Cost Is the New Quality Metric
AI-generated code can look perfect and still ruin your budget. With 70% of organizations citing cloud cost overruns due to unoptimized AI code (Harness, 2025), teams are starting to add “cost fitness functions”, build-breaking checks that flag inefficient queries, loops, or caching violations. Velocity without fiscal discipline isn’t velocity, it’s debt deferred.
From Paradox to Leadership: A 30–60 Day Blueprint
Here’s a pragmatic playbook based on both research and lived experience:
Weeks 1–2: Map and Measure
- Audit your delivery flow for manual gates and low-automation bottlenecks.
- Apply value stream mapping to identify gaps between code generation and code validation.
Weeks 3–4: Encode Fitness Functions
- Automate architectural boundaries, test standards, and policy enforcement in CI/CD.
- Add security, cost, and resiliency checks as part of the build process.
Weeks 5–6: Close the Loop
- Instrument post-deploy verification, synthetic tests, error budgets, service health metrics.
- Collapse redundant AI tools into a unified framework.
- Track “time-to-rollback” and publish it; visibility builds trust.
The DORA - Harness Consensus
Both studies point to a converging truth: Elite teams no longer choose between speed and stability. They automate both.
DORA’s top clusters (6 and 7) achieved high deployment frequency and low failure rates (Google DORA, 2025).

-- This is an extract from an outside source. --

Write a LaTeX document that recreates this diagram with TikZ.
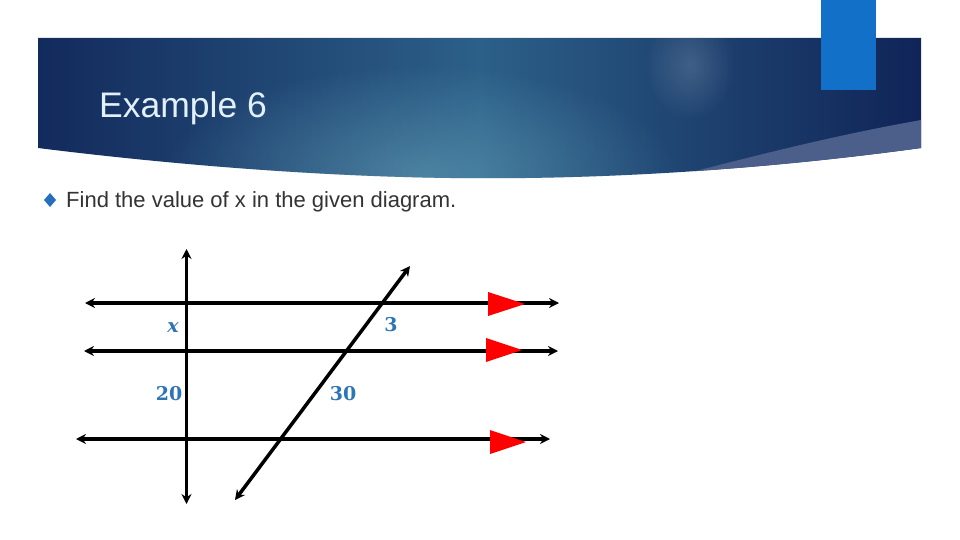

Harness calls these organizations “Velocity Leaders”, teams that encode intelligence across the entire delivery lifecycle (Harness, 2025).
Closing Thoughts
The AI revolution isn’t about writing code faster, it’s about trusting that code faster. The future belongs to teams that make machine-speed code safe, verifiable, and economically sustainable. Engineering excellence is no longer defined by human output—it’s defined by the intelligence of your automation.